A $100 million charitable bequest to finance conflict-resolution research via the University of Chicago has turned into a bust-up of its own, according to media reports. The case may raise questions over the understandings entered into by the creators and operators of such organizations - a key issue amid recent major bequests by ultra-high net worth individuals.
In 2015, Thomas L Pearson and Timothy R Pearson donated the money to the university to create a research institute bearing their name to push the cause of world peace. But the Pearson Family Members Foundation wants to reclaim the $22.9 million it has paid so far, alleging in a lawsuit that the school breached its obligations under the grant agreement.
The Pearsons, who aren’t alumni, allege the university failed to deliver on its obligations under the grant agreement (source: Bloomberg, Wall Street Journal, other). The family are unhappy about budgeting and hiring decisions as well as being excluded from guest lists for gatherings. One report said the institute held at least 24 events in the 2016-17 school year but "failed to apprise the Pearson family of, or invite them to, at least 22” of them, according to the lawsuit.
As chronicled by Family Wealth Report last fall, a number of large universities in Illinois, such as the University of Chicago, have received multi-million dollar donations, shedding a light on how such large gifts have become a feature of philanthropy from ultra-high net worth families, often using new forms of foundation. Last year, for example, Ken Griffin, founder and chief executive officer of investment firm Citadel, donated $125 million to the University of Chicago's Department of Economics. (See other examples of such donations here and here.)
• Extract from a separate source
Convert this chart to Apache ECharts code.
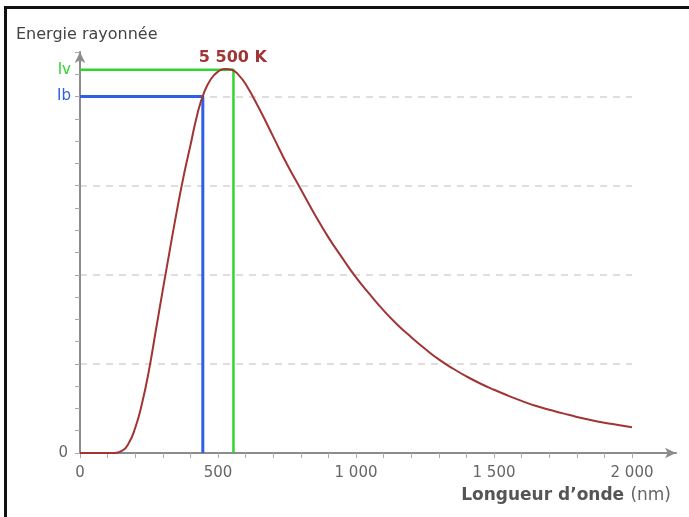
<!DOCTYPE html>
<html>
<head>
<meta charset="utf-8">
<script src="https://cdn.jsdelivr.net/npm/echarts@6/dist/echarts.min.js"></script>
<style>
  html, body { margin: 0; padding: 0; background: #fff; }
  #echart { width: 689px; height: 517px; }
  #frame {
    position: absolute; left: 4px; top: 6px; width: 700px; height: 520px;
    border-left: 3px solid #111; border-top: 3px solid #111; pointer-events: none;
  }
</style>
</head>
<body>
<div id="echart"></div>
<div id="frame"></div>
<script>
// longueur d'onde (nm) et energie rayonnee (unites de quadrillage)
const wavelengths = [0, 100, 125, 150, 175, 200, 225, 250, 275, 300, 325, 350, 375, 400, 425, 450, 475, 500, 525, 550, 575, 600,
  650, 700, 750, 800, 850, 900, 950, 1000, 1050, 1100, 1150, 1200, 1250, 1300, 1350, 1400, 1450, 1500,
  1550, 1600, 1650, 1700, 1750, 1800, 1850, 1900, 1950, 2000]
const energy = [0, 0, 0, 0.02, 0.1, 0.28, 0.56, 0.93, 1.38, 1.83, 2.27, 2.7, 3.1, 3.45, 3.8, 4.05, 4.2, 4.28, 4.31, 4.3, 4.24, 4.14,
  3.86, 3.55, 3.24, 2.96, 2.68, 2.42, 2.19, 1.97, 1.78, 1.6, 1.44, 1.3, 1.17, 1.05, 0.95, 0.86, 0.78, 0.71,
  0.645, 0.585, 0.53, 0.485, 0.445, 0.405, 0.37, 0.34, 0.315, 0.29]
const xTicks = [0, 500, 1000, 1500, 2000]
const peakLabel = '5 500 K'
// Ib (bleu) et Iv (vert)
const ibWavelength = 445
const ibValue = 4.0
const ivWavelength = 556
const ivValue = 4.3

const curveColor = '#a13434'
const blue = '#2f5fe6'
const green = '#2fd62f'
const axisColor = '#8c8c8c'
const font = 'DejaVu Sans'

const myChart = echarts.init(document.getElementById('echart'))

const curveData = wavelengths.map((w, i) => [w, energy[i]])
const peakIndex = energy.indexOf(Math.max(...energy))

const fmt = v => {
  if (xTicks.indexOf(v) < 0) return ''
  return v >= 1000 ? String(v).replace(/(\d)(\d{3})$/, '$1 $2') : String(v)
}

const option = {
  animation: false,
  textStyle: { fontFamily: font },
  title: [
    {
      text: 'Energie rayonnée',
      left: 11,
      top: 22,
      textStyle: { fontFamily: font, fontSize: 16, fontWeight: 'normal', color: '#444' }
    },
    {
      text: '{b|Longueur d\u2019onde} {n|(nm)}',
      right: 13,
      bottom: 7,
      textStyle: {
        rich: {
          b: { fontFamily: font, fontSize: 17, fontWeight: 'bold', color: '#555' },
          n: { fontFamily: font, fontSize: 17, fontWeight: 'normal', color: '#666' }
        }
      }
    }
  ],
  grid: [
    { left: 80, right: 57, top: 52, bottom: 64 },
    { left: 80, right: 13, top: 52, bottom: 64 }
  ],
  xAxis: [
    {
      type: 'value',
      gridIndex: 0,
      min: 0,
      max: 2000,
      interval: 500,
      axisLine: { show: true, lineStyle: { color: axisColor, width: 2 } },
      axisTick: { show: true, length: 5, lineStyle: { color: '#aaa' } },
      minorTick: { show: true, splitNumber: 5, length: 5, lineStyle: { color: '#aaa' } },
      splitLine: { show: false },
      axisLabel: { formatter: fmt, color: '#666', fontFamily: font, fontSize: 15, margin: 13 }
    },
    {
      type: 'value',
      gridIndex: 1,
      min: 0,
      max: 1,
      axisLine: {
        show: true,
        symbol: ['none', 'arrow'],
        symbolSize: [8, 11],
        lineStyle: { color: axisColor, width: 2 }
      },
      axisTick: { show: false },
      axisLabel: { show: false },
      splitLine: { show: false }
    }
  ],
  yAxis: [
    {
      type: 'value',
      gridIndex: 0,
      min: 0,
      max: 4.5,
      interval: 1,
      axisLine: {
        show: true,
        symbol: ['none', 'arrow'],
        symbolSize: [8, 11],
        lineStyle: { color: axisColor, width: 2 }
      },
      axisTick: { show: true, length: 5, lineStyle: { color: '#aaa' } },
      minorTick: { show: true, splitNumber: 4, length: 5, lineStyle: { color: '#aaa' } },
      splitLine: {
        show: true,
        showMinLine: false,
        showMaxLine: false,
        lineStyle: { color: '#d4d4d4', width: 1.5, type: [7, 6] }
      },
      axisLabel: {
        formatter: v => (v === 0 ? '0' : ''),
        color: '#666',
        fontFamily: font,
        fontSize: 15,
        margin: 12
      }
    },
    { type: 'value', gridIndex: 1, min: 0, max: 1, show: false }
  ],
  series: [
    {
      name: 'Ib',
      type: 'line',
      xAxisIndex: 0,
      yAxisIndex: 0,
      data: [[0, ibValue], [ibWavelength, ibValue], [ibWavelength, 0]],
      showSymbol: false,
      lineStyle: { color: blue, width: 3 },
      markPoint: {
        symbol: 'circle',
        symbolSize: 0,
        data: [{ coord: [0, ibValue] }],
        label: { show: true, position: 'left', distance: 9, formatter: 'Ib', color: blue, fontFamily: font, fontSize: 15 }
      }
    },
    {
      name: 'Iv',
      type: 'line',
      xAxisIndex: 0,
      yAxisIndex: 0,
      data: [[0, ivValue], [ivWavelength, ivValue], [ivWavelength, 0]],
      showSymbol: false,
      lineStyle: { color: green, width: 2.5 },
      markPoint: {
        symbol: 'circle',
        symbolSize: 0,
        data: [{ coord: [0, ivValue] }],
        label: { show: true, position: 'left', distance: 9, formatter: 'Iv', color: green, fontFamily: font, fontSize: 15 }
      }
    },
    {
      name: 'Energie',
      type: 'line',
      xAxisIndex: 0,
      yAxisIndex: 0,
      data: curveData,
      smooth: 0.5,
      showSymbol: false,
      lineStyle: { color: curveColor, width: 2 },
      markPoint: {
        symbol: 'circle',
        symbolSize: 0,
        data: [{ coord: curveData[peakIndex] }],
        label: {
          show: true,
          position: 'top',
          distance: 3,
          offset: [8, 0],
          formatter: peakLabel,
          color: curveColor,
          fontFamily: font,
          fontSize: 16,
          fontWeight: 'bold'
        }
      }
    }
  ]
}
myChart.setOption(option)
</script>
</body>
</html>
FWR has contacted the Pearson foundation about the issue. A central issue, FWR understands, are the types of agreements, such as a form of "memorandum of understanding", that form part of the structure of any foundation, covering the stated wishes of the founders, use of money and other objectives. Susan Winer, chief operating officer of Strategic Philanthropy (and a judge for this year's FWR awards, to be announced later today) has written about the issues involved around major gifts. See here.
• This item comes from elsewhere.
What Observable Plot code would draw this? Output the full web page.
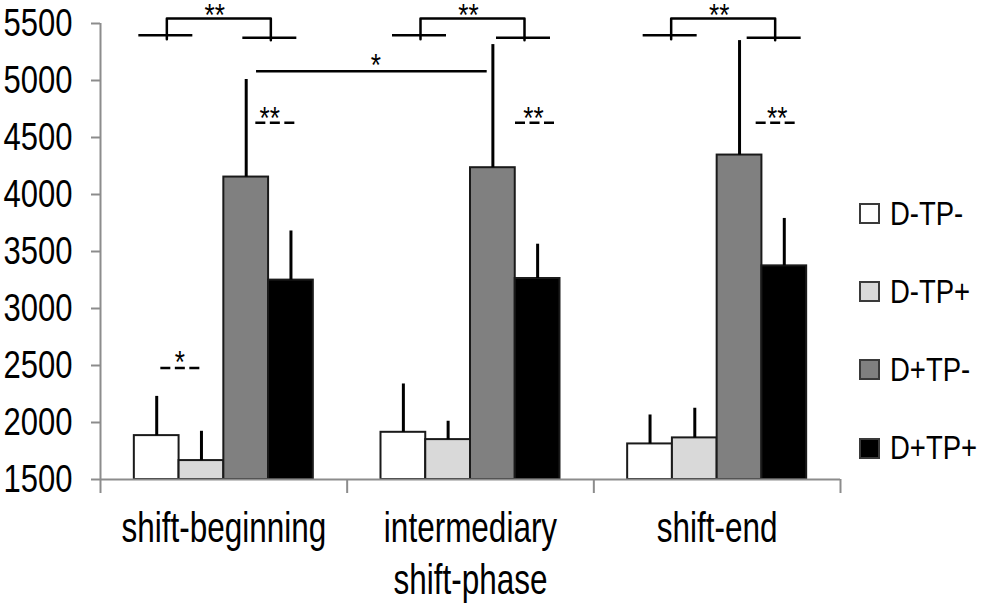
<!DOCTYPE html>
<html><head><meta charset="utf-8">
<script src="https://cdn.jsdelivr.net/npm/d3@7"></script>
<script src="https://cdn.jsdelivr.net/npm/@observablehq/plot@0.6"></script>
<style>
body{margin:0;background:#fff;}
#wrap{position:relative;width:982px;height:608px;font-family:"Liberation Sans",Arial,sans-serif;}
#legend{position:absolute;left:859px;top:0;}
.item{position:absolute;left:0;display:flex;align-items:center;white-space:nowrap;}
.sw{width:17px;height:17px;border:2px solid #3a3a3a;margin-right:10px;flex:none;}
.lab{font-size:33.5px;line-height:1;color:#000;display:inline-block;transform:scaleX(0.82);transform-origin:left center;}
</style></head><body><div id="wrap"></div>
<script>
// ---- data ----
const categories = ["shift-beginning", "intermediary\nshift-phase", "shift-end"];
const groups = ["D-TP-", "D-TP+", "D+TP-", "D+TP+"];
const colors = ["#ffffff", "#d9d9d9", "#808080", "#000000"];
const meanDmTPm = [1885, 1914, 1812];
const meanDmTPp = [1666, 1850, 1865];
const meanDpTPm = [4153, 4235, 4346];
const meanDpTPp = [3249, 3263, 3374];
const upperDmTPm = [2229, 2338, 2066];
const upperDmTPp = [1923, 2011, 2125];
const upperDpTPm = [5009, 5315, 5350];
const upperDpTPp = [3680, 3564, 3790];
const yTicks = [1500, 2000, 2500, 3000, 3500, 4000, 4500, 5000, 5500];

const means = [meanDmTPm, meanDmTPp, meanDpTPm, meanDpTPp];
const uppers = [upperDmTPm, upperDmTPp, upperDpTPm, upperDpTPp];

// ---- layout ----
const B = 740 / 3;          // px per category band
const bw = 44.75 / B;       // bar width in category units
const start = (1 - 4 * bw) / 2;
const rows = [];
categories.forEach((c, i) => groups.forEach((g, j) => rows.push({
  i, g, mean: means[j][i], hi: uppers[j][i],
  x1: i + start + j * bw, x2: i + start + (j + 1) * bw
})));
const cx = (i, px) => i + 0.5 + px / B;

// ---- significance annotations ----
const shift = [-6, 1, 5];
const hLines = [], brackets = [], dashed = [], stars = [];
categories.forEach((c, i) => {
  const s = shift[i];
  hLines.push({x1: cx(i, -79 + s), x2: cx(i, -25 + s), y: 5397});
  hLines.push({x1: cx(i, 25 + s), x2: cx(i, 79 + s), y: 5375});
  [[-51, 5362], [-51, 5543], [53, 5543], [53, 5354]].forEach(([p, y]) => brackets.push({z: i, x: cx(i, p + s), y}));
  stars.push({x: cx(i, s - 3), y: 5607, t: "**"});
});
const dashOff = [[32, 73, 46], [45, 86, 63], [39, 80, 60]];
dashOff.forEach(([a, b, t], i) => {
  dashed.push({x1: cx(i, a), x2: cx(i, b), y: 4629});
  stars.push({x: cx(i, t), y: 4705, t: "**"});
});
dashed.push({x1: cx(0, -63), x2: cx(0, -21), y: 2478});
stars.push({x: cx(0, -44), y: 2560, t: "*"});
hLines.push({x1: cx(0, 32.7), x2: cx(1, 16.7), y: 5081});
stars.push({x: cx(0, 152), y: 5165, t: "*"});

const gray = "#8c8c8c";
const font = '"Liberation Sans",Arial,sans-serif';

const chart = Plot.plot({
  width: 982, height: 608,
  marginLeft: 100, marginRight: 142, marginTop: 23, marginBottom: 129,
  x: {domain: [0, 3], axis: null},
  y: {domain: [1500, 5500], axis: null},
  color: {domain: groups, range: colors},
  style: {fontFamily: font, background: "transparent", overflow: "visible"},
  marks: [
    Plot.axisY({ticks: yTicks, tickSize: 9, tickPadding: 19, tickFormat: d => String(d),
      fontSize: 39, stroke: gray, strokeWidth: 2, fill: "black", label: null}),
    Plot.axisX({ticks: [0, 1, 2, 3], tickSize: 14, tickFormat: () => "", stroke: gray, strokeWidth: 2, label: null}),
    Plot.ruleX([0], {y1: 1500, y2: 5500, stroke: gray, strokeWidth: 2}),
    Plot.text(categories, {x: (d, i) => i + 0.5, y: () => 1500, text: d => d, lineAnchor: "top",
      dy: 26, fontSize: 42, lineHeight: 52 / 42, fill: "black", className: "xlab"}),
    Plot.rect(rows, {x1: "x1", x2: "x2", y1: () => 1500, y2: "mean", fill: "g", stroke: "#1a1a1a", strokeWidth: 2}),
    Plot.ruleY([1500], {stroke: gray, strokeWidth: 2}),
    Plot.ruleX(rows, {x: d => (d.x1 + d.x2) / 2, y1: "mean", y2: "hi", stroke: "black", strokeWidth: 3}),
    Plot.ruleY(hLines, {x1: "x1", x2: "x2", y: "y", stroke: "black", strokeWidth: 2.5}),
    Plot.line(brackets, {x: "x", y: "y", z: "z", stroke: "black", strokeWidth: 2.5}),
    Plot.ruleY(dashed, {x1: "x1", x2: "x2", y: "y", stroke: "black", strokeWidth: 2.5, strokeDasharray: "10,4.5"}),
    Plot.text(stars, {x: "x", y: "y", text: "t", fontSize: 32, dy: 4.5, fill: "black", className: "stars"})
  ]
});
const wrap = document.getElementById("wrap");
wrap.appendChild(chart);
// condense texts horizontally (narrow face look) around their anchor point
chart.querySelectorAll("text").forEach(t => {
  const sx = t.closest(".xlab") ? 0.75 : t.closest(".stars") ? 0.82 : 0.795;
  const bb = t.getBBox();
  const a = getComputedStyle(t).textAnchor;
  const px = a === "end" ? bb.x + bb.width : a === "middle" ? bb.x + bb.width / 2 : bb.x;
  const tr = t.getAttribute("transform") || "";
  t.setAttribute("transform", `${tr} translate(${px},0) scale(${sx},1) translate(${-px},0)`.trim());
});
const legend = document.createElement("div");
legend.id = "legend";
groups.forEach((g, k) => {
  const it = document.createElement("div");
  it.className = "item";
  it.style.top = (213 + k * 78.3 - 16.5) + "px";
  const sw = document.createElement("div");
  sw.className = "sw";
  sw.style.background = colors[k];
  const lab = document.createElement("span");
  lab.className = "lab";
  lab.textContent = g;
  it.appendChild(sw); it.appendChild(lab);
  legend.appendChild(it);
});
wrap.appendChild(legend);
</script></body></html>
Media reports quoted a University of Chicago spokesperson as saying the Pearsons’ compliant lacked merit and that the school will “vigorously defend itself against the baseless allegations”.
At the time of the Pearsons’ donation, it was the second-largest in the school’s history, surpassed by Griffin’s donation.
“The Pearsons believe their story is a cautionary tale that should give pause to any family, philanthropist, benefactor or donor who is considering granting a university any amount of money - large or small,” the foundation said.
The twin Pearson brothers wanted their institute to push a data-driven approach to help end violent conflicts.